Asian-American actors are dramatically succeeding for all the same reasons that Rastogi cited: early immigration of select, well-educated individuals, successful assimilation into American society, followed by sustained economic and educational dominance leading to a comfortable position in the ranks of the professional classes. Today, however, the headlines aren’t dominated by conflicts in the Middle East, but the continuing political instability in North Korea and the fact that China will be displacing the U.S. as the world’s largest economy later this year. Scholarly blog Asian-Nation.org says that “Asian” is composed of a very diverse group, with 51.6 percent of Indians holding a “high-skill” occupation, compared to 41.9 percent of Chinese, 32 percent of Japanese, 27 percent of Koreans, and 21.4 percent of whites. Taken as a group, then, “Asians” in America, meaning Indian, Chinese, Japanese, and Koreans, have the highest personal and household incomes of any other racial demographic in the U.S.

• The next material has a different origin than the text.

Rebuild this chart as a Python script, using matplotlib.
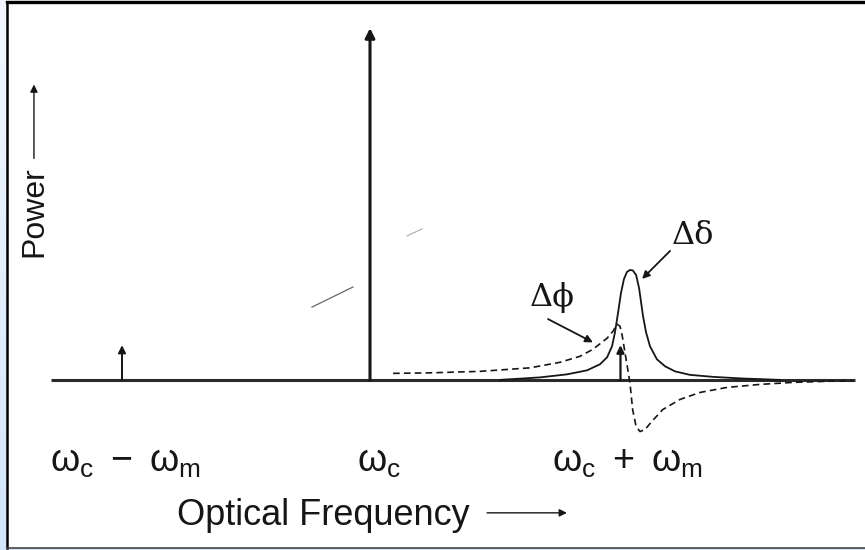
import matplotlib
matplotlib.use("Agg")
import matplotlib.pyplot as plt
import numpy as np

plt.rcParams['font.family'] = ['Liberation Sans', 'DejaVu Sans']
plt.rcParams['mathtext.fontset'] = 'custom'
plt.rcParams['mathtext.rm'] = 'Liberation Sans'
plt.rcParams['mathtext.it'] = 'Liberation Sans'

# frequency offset from carrier in units where w_m = 100; power where carrier = 100
line_pos = [-100, 0, 101]
line_pow = [10, 100, 10]
freq_labels = [r'$\mathrm{\omega_c\ -\ \omega_m}$', r'$\mathrm{\omega_c}$',
               r'$\mathrm{\omega_c\ +\ \omega_m}$']
freq_label_x = [-129, -5.2, 73.4]

# amplitude-modulation sideband (solid, delta-delta)
amp_x = [52.4, 68.5, 79.4, 87.5, 92.7, 95.6, 97.6, 98.8, 100.0, 101.2, 102.4,
         103.6, 104.8, 106.0, 107.3, 108.5, 109.3, 110.1, 111.3, 112.9, 115.7,
         119.0, 123.0, 129.0, 138.3, 149.2, 165.3]
amp_y = [0.14, 0.85, 1.71, 2.85, 4.56, 6.55, 9.69, 13.68, 19.09, 24.79, 28.77,
         30.77, 31.34, 31.2, 29.91, 26.21, 22.22, 18.23, 13.68, 9.69, 5.98,
         3.99, 2.56, 1.57, 1.0, 0.57, 0.14]

# phase-modulation sideband (dashed, delta-phi)
phase_x = [9.3, 24.2, 44.4, 64.5, 76.6, 84.7, 89.9, 95.6, 98.0, 99.6, 100.8,
           101.6, 102.6, 103.6, 104.8, 105.9, 107.3, 108.9, 110.9, 113.6, 118.1,
           125.0, 133.1, 144.0, 157.3, 170.6, 186.7, 194.8]
phase_y = [1.99, 2.14, 2.56, 3.56, 5.13, 6.84, 8.83, 11.97, 13.96, 15.95, 15.38,
           13.1, 8.83, 4.56, -0.57, -8.26, -13.1, -14.53, -13.96, -11.68, -8.26,
           -5.41, -3.42, -1.99, -1.14, -0.57, -0.2, -0.2]

ink = '#161616'

fig = plt.figure(figsize=(8.65, 5.5), dpi=100)

# light blue page strip behind the frame
bg = fig.add_axes([0, 0, 1, 1])
grad = np.linspace(0, 1, 100).reshape(-1, 1)
bg.imshow(grad, aspect='auto', cmap=matplotlib.colors.LinearSegmentedColormap.from_list(
    'pg', ['#f2f7fe', '#d2e5fa']), extent=[0, 1, 0, 1])
bg.axis('off')

ax = fig.add_axes([7 / 865, 2 / 550, 1 - 7 / 865, 546 / 550])
ax.set_facecolor('white')
ax.set_xlim(-146.37, 199.6)
ax.set_ylim(-47.58, 107.41)
ax.set_xticks([])
ax.set_yticks([])
ax.spines['right'].set_visible(False)
ax.spines['top'].set_linewidth(2.4)
ax.spines['left'].set_linewidth(1.8)
ax.spines['bottom'].set_linewidth(1.2)
ax.spines['bottom'].set_color('#444444')
for s in ('top', 'left'):
    ax.spines[s].set_color('black')

# baseline
ax.plot([-128.6, 195.6], [0, 0], color='#2a2a2a', lw=2.2, solid_capstyle='butt')

# spectral lines
for xp, pw, lw, ms in zip(line_pos, line_pow, [1.4, 2.2, 1.6], [11, 14, 11]):
    ax.annotate('', xy=(xp, pw), xytext=(xp, 0),
                arrowprops=dict(arrowstyle='-|>', color=ink, lw=lw,
                                mutation_scale=ms, shrinkA=0, shrinkB=0))

ax.plot(amp_x, amp_y, color=ink, lw=1.3)
ax.plot(phase_x, phase_y, color=ink, lw=1.2, linestyle=(0, (4, 2.5)))

# scan specks
ax.plot([-23.4, -6.9], [20.8, 26.5], color='#666666', lw=0.9)
ax.plot([14.9, 21.0], [41.0, 43.0], color='#aaaaaa', lw=0.8)

# frequency labels
for lab, lx in zip(freq_labels, freq_label_x):
    ax.text(lx, -25.9, lab, fontsize=27, color=ink, ha='left', va='baseline')

# sideband annotations
ax.text(64.5, 21.1, 'Δϕ', fontsize=23, color=ink, ha='left',
        va='baseline', family='DejaVu Serif')
ax.text(121.8, 38.7, 'Δδ', fontsize=23, color=ink, ha='left',
        va='baseline', family='DejaVu Serif')
ax.annotate('', xy=(89.9, 10.8), xytext=(71.8, 17.4),
            arrowprops=dict(arrowstyle='-|>', color=ink, lw=1.3,
                            mutation_scale=11, shrinkA=0, shrinkB=0))
ax.annotate('', xy=(109.7, 28.8), xytext=(121.0, 36.75),
            arrowprops=dict(arrowstyle='-|>', color=ink, lw=1.3,
                            mutation_scale=11, shrinkA=0, shrinkB=0))

# axis captions
ax.text(-77.8, -41.0, 'Optical Frequency', fontsize=26, color=ink,
        ha='left', va='baseline')
ax.annotate('', xy=(79.4, -37.6), xytext=(47.2, -37.6),
            arrowprops=dict(arrowstyle='-|>', color=ink, lw=1.0,
                            mutation_scale=11, shrinkA=0, shrinkB=0))
ax.text(-135.5, 35.0, 'Power', fontsize=23, color=ink, rotation=90,
        ha='center', va='bottom')
ax.annotate('', xy=(-135.5, 84.0), xytext=(-135.5, 63.0),
            arrowprops=dict(arrowstyle='-|>', color=ink, lw=1.0,
                            mutation_scale=11, shrinkA=0, shrinkB=0))

fig.savefig('out.png', dpi=100)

This is the “success” that Carolla complains about, but it leaves out the other Asians in the U.S.—e.g., Laotian, Vietnamese, Bhutanese, Nepalese, some of whom are doing okay, and some not so much. The positive stereotypes of the hardworking immigrant making good on the American dream play out in Huang’s tale, which is appealing because it shows that the Dream is still alive and kicking. But it also tends to perpetuate simplistic myths that efface the real challenges of everyday racism and sexism, topics that have recently been the focus of hashtag activism via Suey Park’s #notyourAsiansidekick, and social media forums highlighting racist micro-aggressions.
The best of the new standup comedy acknowledges entrenched racist and sexist attitudes, and then works to subvert expectations by turning them in on themselves. Using “guerilla tactics” to surprise her audience, Kristina Wong appeared in the initial installation of I am Asian-American and…, the first docu-series to focus on the diverse range of the Asian-American experience. Wong makes fun of men with “Yellow Fever” (a compulsive sexual attraction toward Asian women), a fetish so completely normalized that it doesn’t even make it into Jesse Bering’s book, Perv: The Sexual Deviant in All of Us. Those were “all real dudes” appearing in that clip, Wong tells me.
And so, to answer Carolla’s cri de coeur, “Where are all the Asian comedians?” Well, it would seem they’re on TV. They’re in comedy clubs. They’re too busy working to explain to him that they’re, well, everywhere. If Carolla was willing to ask nicely, maybe he could get a guest spot on Fresh Off the Boat, playing himself on a television blaring The Man Show—which aired nearly 20 years ago—to show everybody exactly how far we’ve come. It would be kinda beautiful.